DATA LINES:

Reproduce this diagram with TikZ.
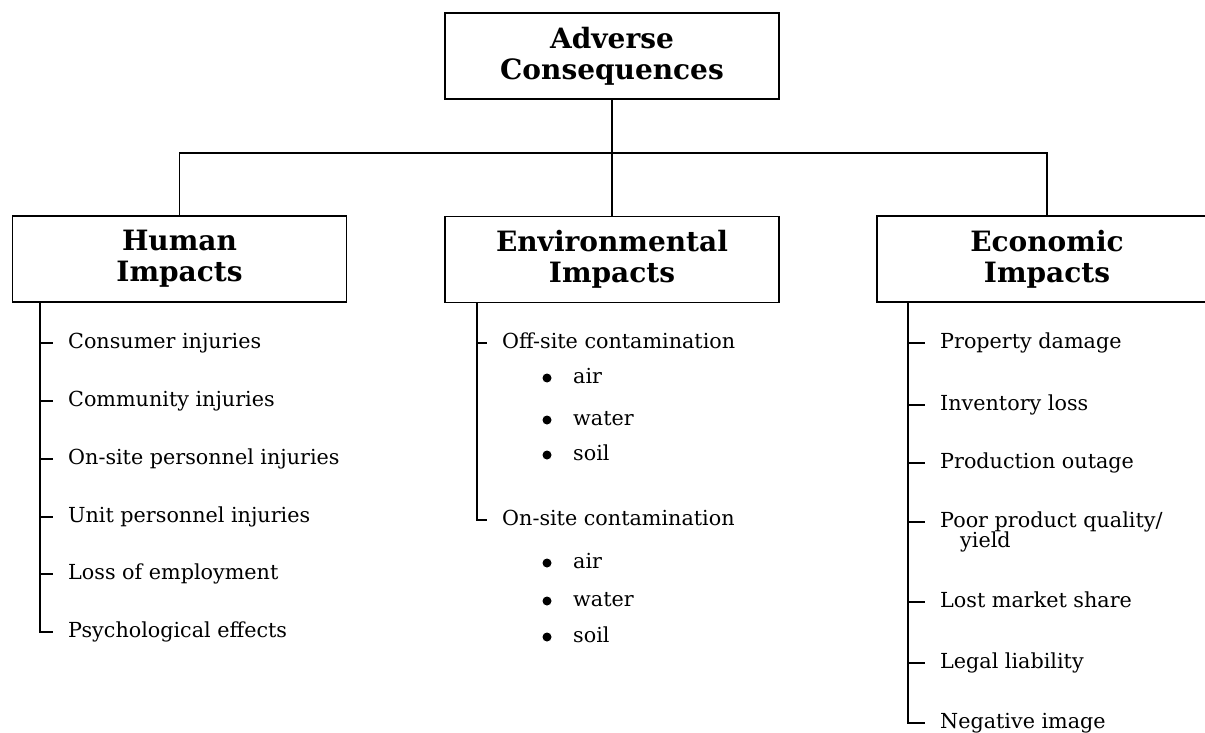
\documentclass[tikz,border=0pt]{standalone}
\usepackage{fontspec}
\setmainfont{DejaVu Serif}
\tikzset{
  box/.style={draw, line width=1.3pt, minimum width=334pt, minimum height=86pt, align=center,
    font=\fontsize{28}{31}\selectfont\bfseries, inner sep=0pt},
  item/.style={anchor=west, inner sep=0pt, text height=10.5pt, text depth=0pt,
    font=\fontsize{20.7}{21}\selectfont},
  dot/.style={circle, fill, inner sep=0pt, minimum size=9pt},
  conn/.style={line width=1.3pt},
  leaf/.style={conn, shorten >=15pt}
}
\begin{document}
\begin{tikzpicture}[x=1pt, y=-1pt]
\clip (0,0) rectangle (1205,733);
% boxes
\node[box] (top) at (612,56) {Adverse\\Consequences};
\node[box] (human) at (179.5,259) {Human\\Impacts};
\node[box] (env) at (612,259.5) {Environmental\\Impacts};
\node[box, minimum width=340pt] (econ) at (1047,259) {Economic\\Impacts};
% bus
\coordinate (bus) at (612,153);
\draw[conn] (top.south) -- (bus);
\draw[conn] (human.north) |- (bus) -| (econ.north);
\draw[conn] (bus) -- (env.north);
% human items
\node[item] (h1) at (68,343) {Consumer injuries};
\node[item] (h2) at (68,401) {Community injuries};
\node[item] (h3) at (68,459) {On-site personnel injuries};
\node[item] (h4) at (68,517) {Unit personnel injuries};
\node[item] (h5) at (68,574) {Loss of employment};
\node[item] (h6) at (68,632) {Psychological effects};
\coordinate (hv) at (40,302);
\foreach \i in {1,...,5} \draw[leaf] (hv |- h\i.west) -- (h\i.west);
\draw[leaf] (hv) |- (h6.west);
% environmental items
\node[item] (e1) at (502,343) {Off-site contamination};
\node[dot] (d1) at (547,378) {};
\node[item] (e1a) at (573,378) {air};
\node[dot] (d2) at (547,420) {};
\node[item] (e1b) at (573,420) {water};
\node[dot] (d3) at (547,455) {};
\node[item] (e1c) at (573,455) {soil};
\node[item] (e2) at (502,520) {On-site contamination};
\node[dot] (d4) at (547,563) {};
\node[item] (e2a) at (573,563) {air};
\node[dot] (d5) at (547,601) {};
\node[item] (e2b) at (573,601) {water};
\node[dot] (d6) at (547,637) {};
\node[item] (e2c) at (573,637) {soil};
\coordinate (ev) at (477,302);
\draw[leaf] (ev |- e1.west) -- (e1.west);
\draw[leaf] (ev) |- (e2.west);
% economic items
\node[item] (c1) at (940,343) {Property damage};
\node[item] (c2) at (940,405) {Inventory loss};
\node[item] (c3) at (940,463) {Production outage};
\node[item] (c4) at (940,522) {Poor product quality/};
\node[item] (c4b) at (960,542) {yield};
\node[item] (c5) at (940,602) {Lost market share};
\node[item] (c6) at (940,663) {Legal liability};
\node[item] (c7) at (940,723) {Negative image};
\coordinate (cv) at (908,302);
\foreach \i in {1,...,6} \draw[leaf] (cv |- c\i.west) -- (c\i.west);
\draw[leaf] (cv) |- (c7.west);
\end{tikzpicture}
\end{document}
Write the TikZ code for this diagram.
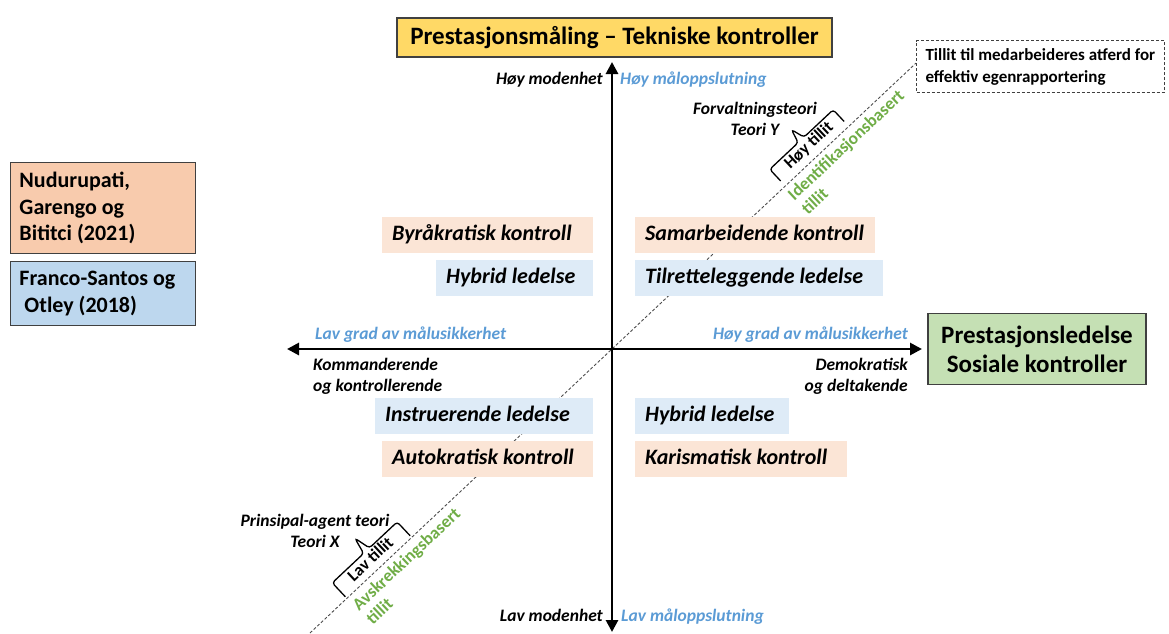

REQUIREMENTS:
Repeat the material above in full and unchanged, minus its images.

SOLUTION TO THIS EXERCISE:
Reproduce this diagram with TikZ.
\documentclass[tikz,border=0pt]{standalone}
\usepackage{fontspec}
\setmainfont{DejaVu Serif}
\tikzset{
  box/.style={draw, line width=1.3pt, minimum width=334pt, minimum height=86pt, align=center,
    font=\fontsize{28}{31}\selectfont\bfseries, inner sep=0pt},
  item/.style={anchor=west, inner sep=0pt, text height=10.5pt, text depth=0pt,
    font=\fontsize{20.7}{21}\selectfont},
  dot/.style={circle, fill, inner sep=0pt, minimum size=9pt},
  conn/.style={line width=1.3pt},
  leaf/.style={conn, shorten >=15pt}
}
\begin{document}
\begin{tikzpicture}[x=1pt, y=-1pt]
\clip (0,0) rectangle (1205,733);
% boxes
\node[box] (top) at (612,56) {Adverse\\Consequences};
\node[box] (human) at (179.5,259) {Human\\Impacts};
\node[box] (env) at (612,259.5) {Environmental\\Impacts};
\node[box, minimum width=340pt] (econ) at (1047,259) {Economic\\Impacts};
% bus
\coordinate (bus) at (612,153);
\draw[conn] (top.south) -- (bus);
\draw[conn] (human.north) |- (bus) -| (econ.north);
\draw[conn] (bus) -- (env.north);
% human items
\node[item] (h1) at (68,343) {Consumer injuries};
\node[item] (h2) at (68,401) {Community injuries};
\node[item] (h3) at (68,459) {On-site personnel injuries};
\node[item] (h4) at (68,517) {Unit personnel injuries};
\node[item] (h5) at (68,574) {Loss of employment};
\node[item] (h6) at (68,632) {Psychological effects};
\coordinate (hv) at (40,302);
\foreach \i in {1,...,5} \draw[leaf] (hv |- h\i.west) -- (h\i.west);
\draw[leaf] (hv) |- (h6.west);
% environmental items
\node[item] (e1) at (502,343) {Off-site contamination};
\node[dot] (d1) at (547,378) {};
\node[item] (e1a) at (573,378) {air};
\node[dot] (d2) at (547,420) {};
\node[item] (e1b) at (573,420) {water};
\node[dot] (d3) at (547,455) {};
\node[item] (e1c) at (573,455) {soil};
\node[item] (e2) at (502,520) {On-site contamination};
\node[dot] (d4) at (547,563) {};
\node[item] (e2a) at (573,563) {air};
\node[dot] (d5) at (547,601) {};
\node[item] (e2b) at (573,601) {water};
\node[dot] (d6) at (547,637) {};
\node[item] (e2c) at (573,637) {soil};
\coordinate (ev) at (477,302);
\draw[leaf] (ev |- e1.west) -- (e1.west);
\draw[leaf] (ev) |- (e2.west);
% economic items
\node[item] (c1) at (940,343) {Property damage};
\node[item] (c2) at (940,405) {Inventory loss};
\node[item] (c3) at (940,463) {Production outage};
\node[item] (c4) at (940,522) {Poor product quality/};
\node[item] (c4b) at (960,542) {yield};
\node[item] (c5) at (940,602) {Lost market share};
\node[item] (c6) at (940,663) {Legal liability};
\node[item] (c7) at (940,723) {Negative image};
\coordinate (cv) at (908,302);
\foreach \i in {1,...,6} \draw[leaf] (cv |- c\i.west) -- (c\i.west);
\draw[leaf] (cv) |- (c7.west);
\end{tikzpicture}
\end{document}
Write the TikZ code for this diagram.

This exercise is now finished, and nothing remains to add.